What is asked ▸
Please return exactly the run of lines that begins with the line containing "Clone this chart in matplotlib." and ends with the line containing "nrmse_ticks = [0, 50, 100, 150, 200]", pictures excluded.

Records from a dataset
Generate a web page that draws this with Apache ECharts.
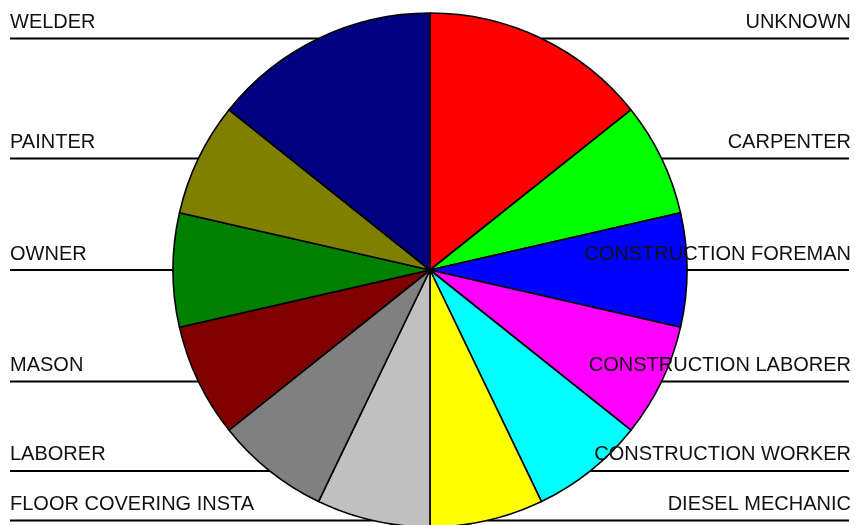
<!DOCTYPE html>
<html>
<head>
<meta charset="utf-8">
<script src="https://cdn.jsdelivr.net/npm/echarts@6/dist/echarts.min.js"></script>
<style>html,body{margin:0;padding:0;background:#fff}#c{width:855px;height:525px}</style>
</head>
<body>
<div id="c"></div>
<script>
const categories = ['UNKNOWN','CARPENTER','CONSTRUCTION FOREMAN','CONSTRUCTION LABORER','CONSTRUCTION WORKER','DIESEL MECHANIC','FLOOR COVERING INSTA','LABORER','MASON','OWNER','PAINTER','WELDER'];
const values = [2,1,1,1,1,1,1,1,1,1,1,2];
const colors = ['#FF0000','#00FF00','#0000FF','#FF00FF','#00FFFF','#FFFF00','#C0C0C0','#808080','#800000','#008000','#808000','#000080'];

const W = 855, CX = 430, CY = 270, R = 257;
const chart = echarts.init(document.getElementById('c'), null, {renderer:'canvas'});
chart.setOption({
  animation: false,
  backgroundColor: '#fff',
  series: [{
    type: 'pie',
    center: [CX, CY],
    radius: [0, R],
    startAngle: 90,
    clockwise: true,
    avoidLabelOverlap: false,
    data: categories.map((n,i)=>({name:n, value:values[i], itemStyle:{color:colors[i]}})),
    itemStyle: {borderColor:'#000', borderWidth:1.6},
    emphasis: {disabled:true},
    label: {
      show: true, position: 'outside', formatter: '{b}',
      fontFamily: 'Liberation Sans, Arial, sans-serif', fontSize: 20, color: '#111'
    },
    labelLine: {show: true, length: 0, length2: 0, smooth: false, lineStyle:{color:'#000', width:2}},
    labelLayout: function (p) {
      const p0 = p.labelLinePoints[0];
      const right = p0[0] >= CX;
      const ex = right ? 849 : 10;
      return {
        x: right ? 851 : 10,
        y: p0[1] - 6,
        align: right ? 'right' : 'left',
        verticalAlign: 'bottom',
        labelLinePoints: [[p0[0], p0[1]], [p0[0], p0[1]], [ex, p0[1]]]
      };
    }
  }]
});
</script>
</body>
</html>
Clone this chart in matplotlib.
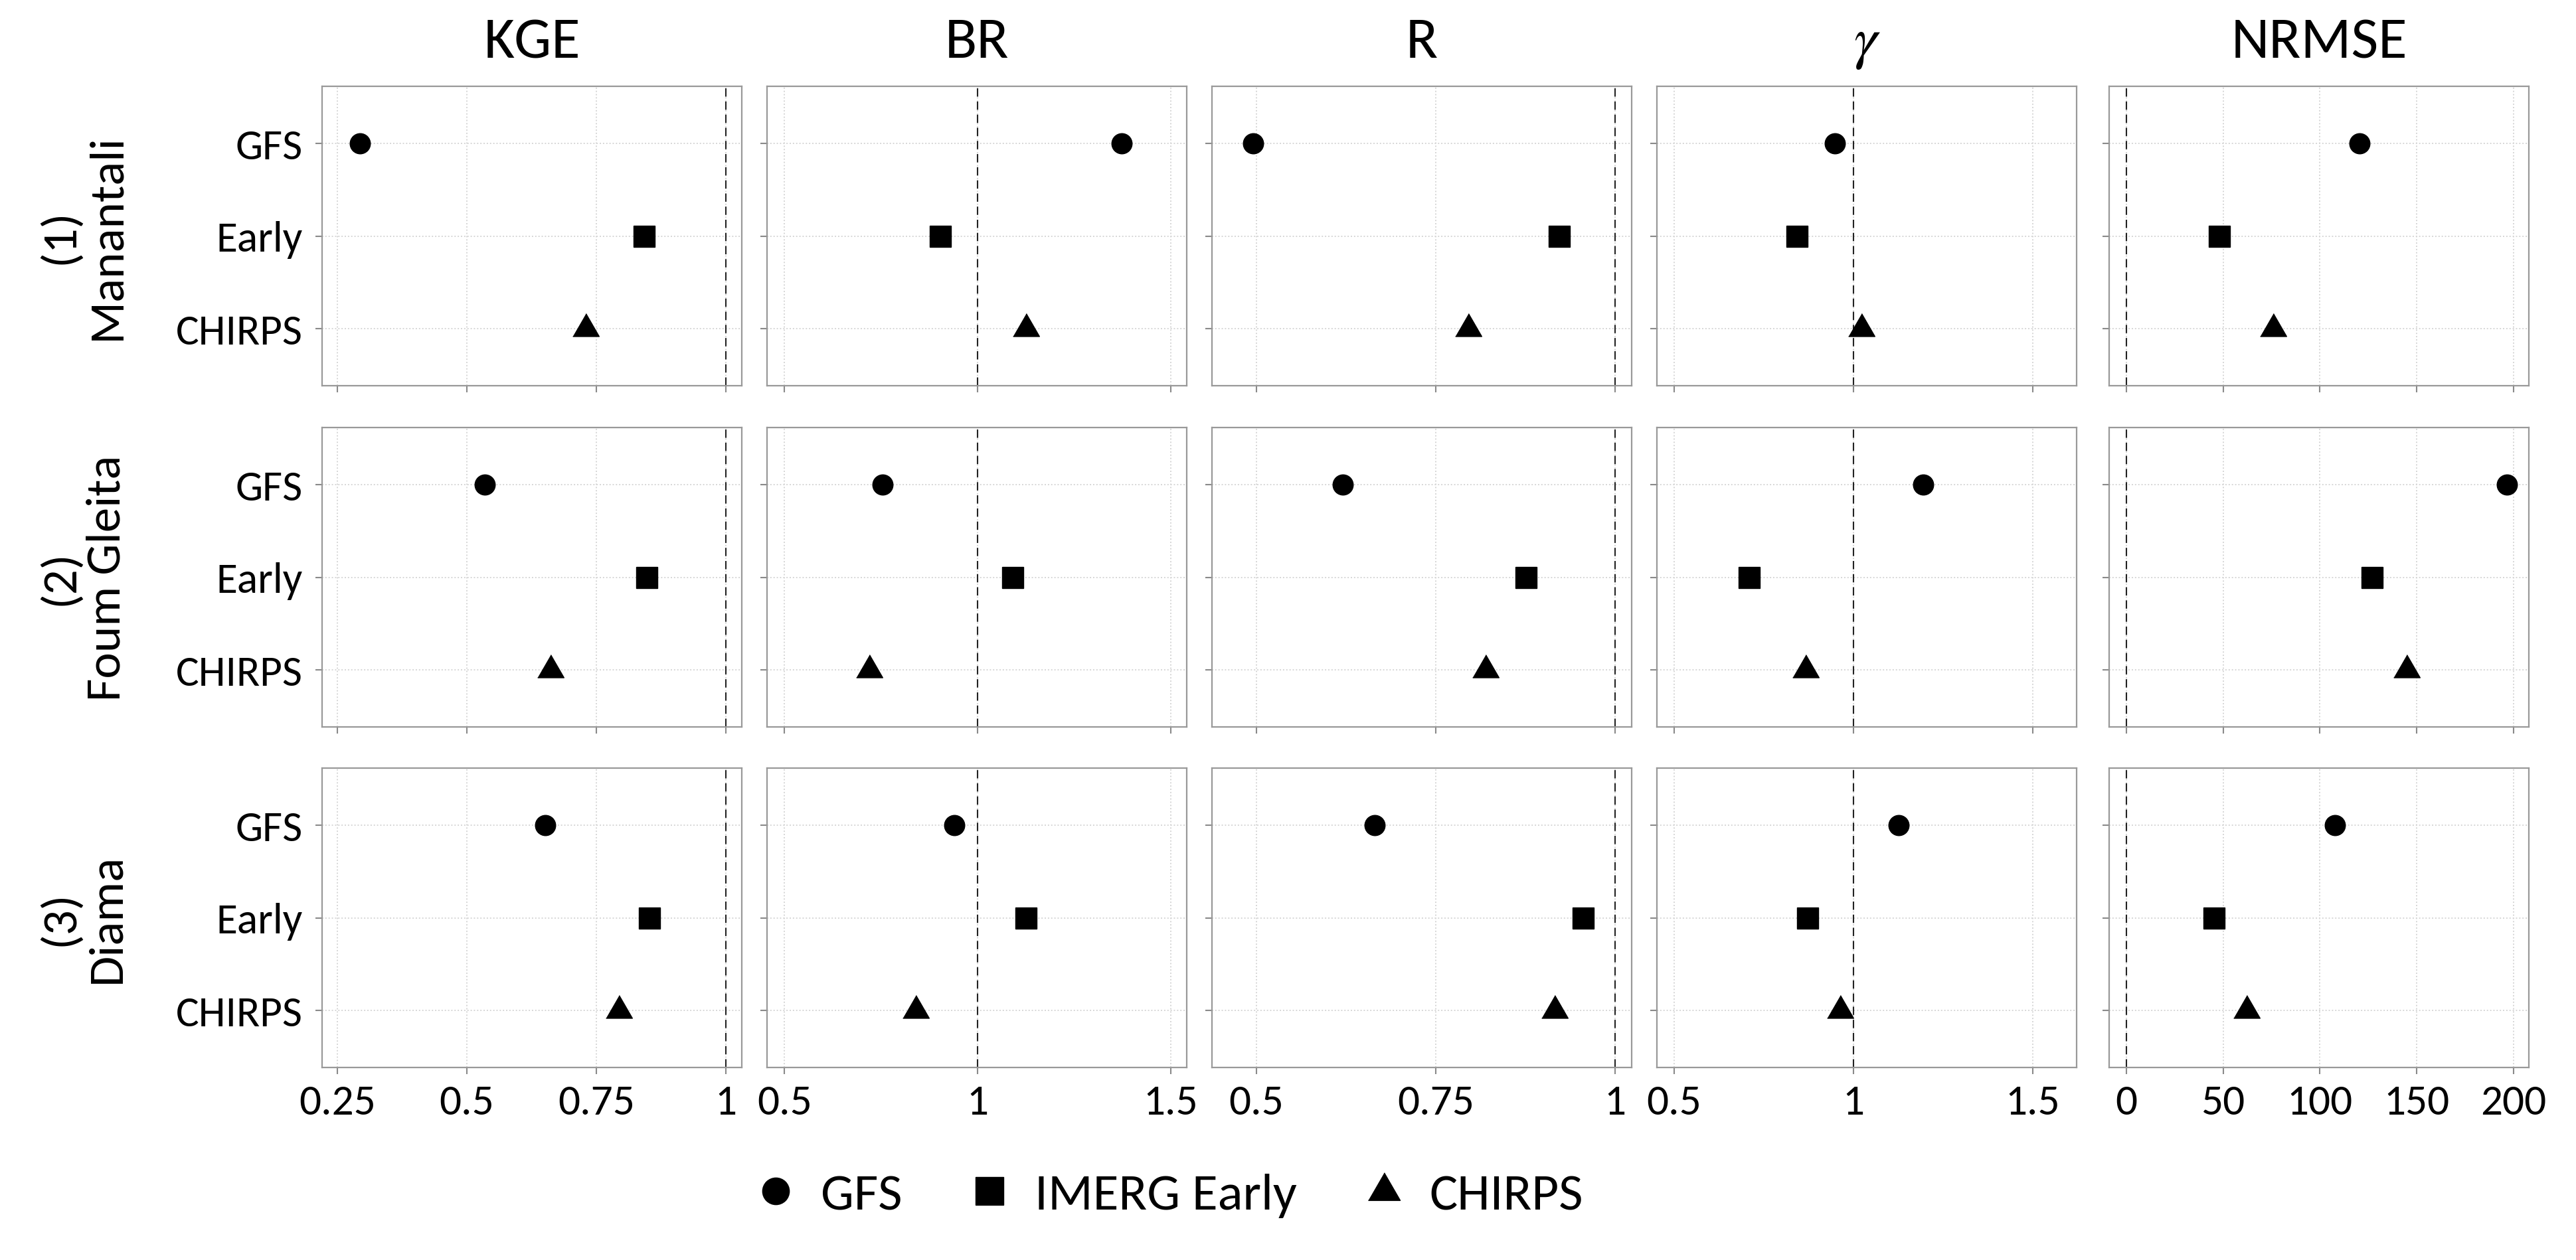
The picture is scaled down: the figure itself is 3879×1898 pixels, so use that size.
import matplotlib
matplotlib.use("Agg")
import matplotlib.pyplot as plt
from matplotlib.lines import Line2D

# Carlito is metric-compatible with Calibri (the reference font); Lato as a fallback
plt.rcParams['font.family'] = ['Carlito', 'Lato', 'DejaVu Sans']
plt.rcParams['mathtext.fontset'] = 'stix'

# ---- data ----
stations = ["(1)\nManantali", "(2)\nFoum Gleita", "(3)\nDiama"]
products = ["GFS", "Early", "CHIRPS"]
legend_labels = ["GFS", "IMERG Early", "CHIRPS"]
metrics = ["KGE", "BR", "R", r"$\gamma$", "NRMSE"]

# one value per station (Manantali, Foum Gleita, Diama)
kge_gfs = [0.294, 0.535, 0.652]
kge_early = [0.843, 0.848, 0.853]
kge_chirps = [0.729, 0.662, 0.794]

br_gfs = [1.372, 0.754, 0.940]
br_early = [0.903, 1.091, 1.126]
br_chirps = [1.126, 0.720, 0.840]

r_gfs = [0.495, 0.620, 0.665]
r_early = [0.922, 0.876, 0.955]
r_chirps = [0.795, 0.819, 0.916]

gamma_gfs = [0.948, 1.194, 1.125]
gamma_early = [0.842, 0.709, 0.872]
gamma_chirps = [1.023, 0.866, 0.963]

nrmse_gfs = [120.6, 196.8, 107.9]
nrmse_early = [48.2, 127.0, 45.3]
nrmse_chirps = [76.0, 144.9, 62.0]

# reference (perfect score) value per metric
ref_values = [1, 1, 1, 1, 0]

# axis ticks per metric
kge_ticks = [0.25, 0.5, 0.75, 1]
br_ticks = [0.5, 1, 1.5]
r_ticks = [0.5, 0.75, 1]
gamma_ticks = [0.5, 1, 1.5]
nrmse_ticks = [0, 50, 100, 150, 200]

# table built from the lists above: metric -> product -> station values
values = [
    [kge_gfs, kge_early, kge_chirps],
    [br_gfs, br_early, br_chirps],
    [r_gfs, r_early, r_chirps],
    [gamma_gfs, gamma_early, gamma_chirps],
    [nrmse_gfs, nrmse_early, nrmse_chirps],
]
ticks = [kge_ticks, br_ticks, r_ticks, gamma_ticks, nrmse_ticks]
xlims = [(0.2205, 1.031), (0.455, 1.541), (0.438, 1.023), (0.452, 1.622), (-8.9, 208)]

# ---- styling ----
W, H = 3880, 1899
col_lefts = [485, 1155, 1825, 2495, 3176]
row_tops = [131, 645, 1158]
panel_w, panel_h = 632, 451

tri = [(-1, -0.5774), (1, -0.5774), (0, 1.1547)]  # equilateral, centred on centroid
markers = ['o', 's', tri]
plot_sizes = [22, 22.5, 33]
legend_sizes = [29, 30, 40]

border_col = '#999999'
tick_col = '#8a8a8a'
grid_col = '#d6d6d6'


def fmt_tick(v):
    """Tick label text without trailing zeros (1 instead of 1.0)."""
    return f"{v:g}"


fig = plt.figure(figsize=(W / 100, H / 100), dpi=100)

for r, top in enumerate(row_tops):
    for c, left in enumerate(col_lefts):
        ax = fig.add_axes([left / W, 1 - (top + panel_h) / H, panel_w / W, panel_h / H])

        # grid and reference line sit under the points
        ax.set_axisbelow(True)
        ax.grid(True, color=grid_col, lw=1.4, ls=(0, (1, 1.5)))
        ax.axvline(ref_values[c], color='#222222', lw=1.5, ls=(0, (6, 3.5)), zorder=1.5)

        for p in range(len(products)):
            ax.plot(values[c][p][r], p, ls='none', marker=markers[p],
                    ms=plot_sizes[p], color='black', mec='black', zorder=3)

        ax.set_xlim(*xlims[c])
        ax.set_ylim(len(products) - 1 + 0.62, -0.62)
        ax.set_xticks(ticks[c])
        ax.set_yticks(range(len(products)))

        if r == len(row_tops) - 1:
            ax.set_xticklabels([fmt_tick(t) for t in ticks[c]])
        else:
            ax.set_xticklabels([])
        if c == 0:
            ax.set_yticklabels(products)
        else:
            ax.set_yticklabels([])

        ax.tick_params(axis='both', length=7, width=1.5, color=tick_col, labelsize=47)
        ax.tick_params(axis='y', pad=14)
        ax.tick_params(axis='x', pad=10)

        for s in ax.spines.values():
            s.set_color(border_col)
            s.set_linewidth(1.6)

# column titles
for c, left in enumerate(col_lefts):
    fig.text((left + panel_w / 2) / W, 1 - 87 / H, metrics[c],
             ha='center', va='baseline', fontsize=64)

# row labels
for r, top in enumerate(row_tops):
    fig.text(125 / W, 1 - (top + panel_h / 2) / H, stations[r], rotation=90,
             ha='center', va='center', multialignment='center',
             fontsize=54, linespacing=1.15)

# legend
handles = [Line2D([], [], ls='none', marker=markers[i], ms=legend_sizes[i], color='black')
           for i in range(len(legend_labels))]
fig.legend(handles, legend_labels, loc='center', bbox_to_anchor=(1760 / W, 1 - 1801 / H),
           ncol=3, frameon=False, fontsize=57, handlelength=0.8, handletextpad=0.46,
           columnspacing=1.26)

fig.savefig('out.png', dpi=100, facecolor='white')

Response to this exercise ▸
Clone this chart in matplotlib.
The picture is scaled down: the figure itself is 3879×1898 pixels, so use that size.
import matplotlib
matplotlib.use("Agg")
import matplotlib.pyplot as plt
from matplotlib.lines import Line2D

# Carlito is metric-compatible with Calibri (the reference font); Lato as a fallback
plt.rcParams['font.family'] = ['Carlito', 'Lato', 'DejaVu Sans']
plt.rcParams['mathtext.fontset'] = 'stix'

# ---- data ----
stations = ["(1)\nManantali", "(2)\nFoum Gleita", "(3)\nDiama"]
products = ["GFS", "Early", "CHIRPS"]
legend_labels = ["GFS", "IMERG Early", "CHIRPS"]
metrics = ["KGE", "BR", "R", r"$\gamma$", "NRMSE"]

# one value per station (Manantali, Foum Gleita, Diama)
kge_gfs = [0.294, 0.535, 0.652]
kge_early = [0.843, 0.848, 0.853]
kge_chirps = [0.729, 0.662, 0.794]

br_gfs = [1.372, 0.754, 0.940]
br_early = [0.903, 1.091, 1.126]
br_chirps = [1.126, 0.720, 0.840]

r_gfs = [0.495, 0.620, 0.665]
r_early = [0.922, 0.876, 0.955]
r_chirps = [0.795, 0.819, 0.916]

gamma_gfs = [0.948, 1.194, 1.125]
gamma_early = [0.842, 0.709, 0.872]
gamma_chirps = [1.023, 0.866, 0.963]

nrmse_gfs = [120.6, 196.8, 107.9]
nrmse_early = [48.2, 127.0, 45.3]
nrmse_chirps = [76.0, 144.9, 62.0]

# reference (perfect score) value per metric
ref_values = [1, 1, 1, 1, 0]

# axis ticks per metric
kge_ticks = [0.25, 0.5, 0.75, 1]
br_ticks = [0.5, 1, 1.5]
r_ticks = [0.5, 0.75, 1]
gamma_ticks = [0.5, 1, 1.5]
nrmse_ticks = [0, 50, 100, 150, 200]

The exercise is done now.